The umpires, thinking that this might be retaliation for a pitch on Friday night that plunked Kurt Suzuki and the pitch last week that broke Bobby Crosby's hand, immediately warned both benches that any further at-batter-throwing would be cause for pitcher and managerial ejection.
Which is just seaweed, I think. The A's have pitched Vlad with fastball off the plate inside on at least 50% of all the pitches they throw to him ever since he joined the Angels. And it's not because they want to hit him with it, it's because he swings at those seaweed things 75% of the time. It's the best way to get him out. And so the A's miss location by six inches inside one time, and John Lackey gets all huffy about it after the game? Ridiculous. I'd be happy to take all those six-inch misses back, if the Angels will take back every time the A's miss that pitch six inches in the other direction. But they won't do that, will they? They'd have to give back three of the four home runs Vlad hit this weekend, and probably 75% of all the other homers he's ever hit off the A's.
John Lackey is my least favorite player in all of baseball right now. He's a good pitcher, but he's an immature hothead and seaweed and on top of that, he's extremely asparagusy:
And he was followed by a succession of even more good, but asparagusy pitchers. I don't even want to know what Scot Shields is doing here:
Then Shields is followed by Francisco Rodriguez, who not only has the most asparagusy stance out of the stretch of anyone in baseball except perhaps Mike Mussina, he also projectile expectorates all over the field:
Add to all of this the fact that I have been attending A's-Angels games since my first game back in 1974, and I have never--not once--witnessed the A's beat the Angels in person. Even Ryan Armbrust's presence as a Nebraskan good-luck charm for Dan Johnson, who made a great catch and hit a home run (no need to second-guess further, Rob, Ryan's all the explanation you need), could not overcome my supreme A's-Angels jinxiness. Is it any wonder that the Catfish Stew crew who attended the game ended up looking so asparagusy themselves after witnessing this kind of thing? Dip these guys in something, please!
In the Merck Manual, there is a chart that is a guide to odors in human waste. One is listed as "Asparagus odor". Under "Indications" it reads "sign of eating asparagus."
Speak for yourself, Arneson. As always, I cut quite the dashing figure in my green-and-gold Hawaiian shirt and my Tennessee Smokies t-shirt underneath.

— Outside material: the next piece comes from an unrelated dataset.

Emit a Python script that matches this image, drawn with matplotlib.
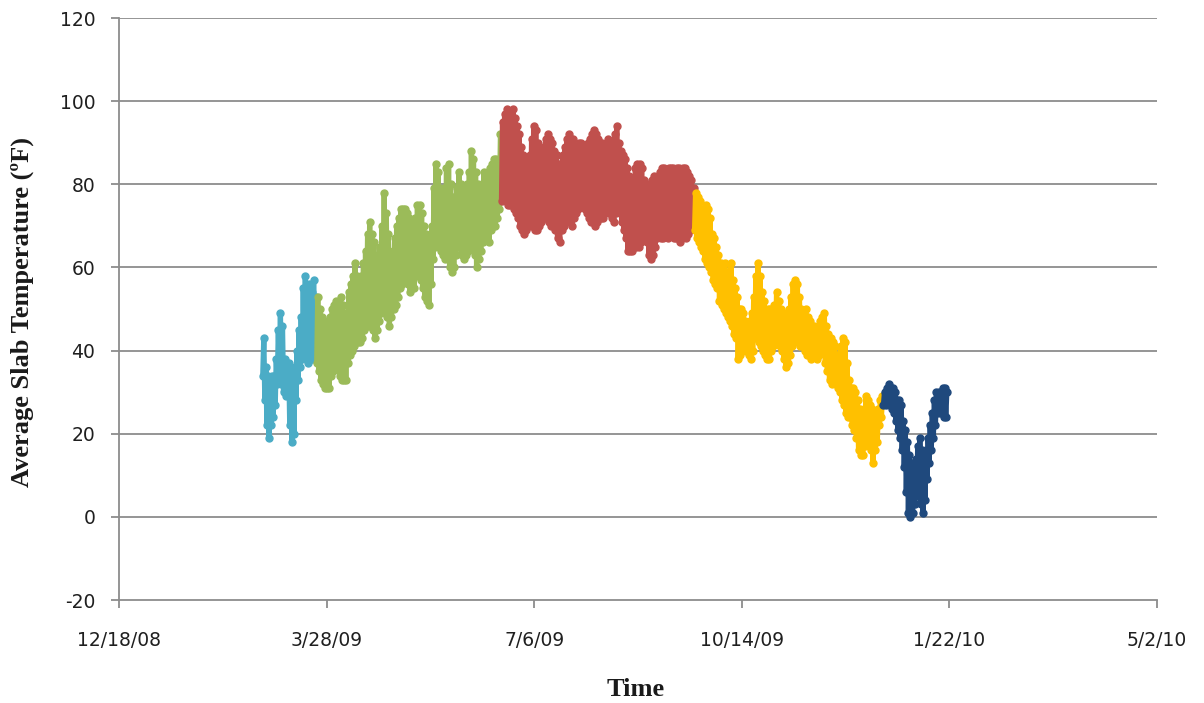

That latter garment was worn to provide inspiration to one-time Smokie Dan Haren in his battle against the increasingly sinister John Lackey.
I think it was one of the games in April.
The only A's-Angels game I've seen in Anaheim was won by the Angels.
http://www.retrosheet.org/boxesetc/1989/B08130CAL1989.htm
Check out the attendance for that game.
5 Of course, the A's would sweep the Angels in Oakland in 1988. I moved to Sweden that summer.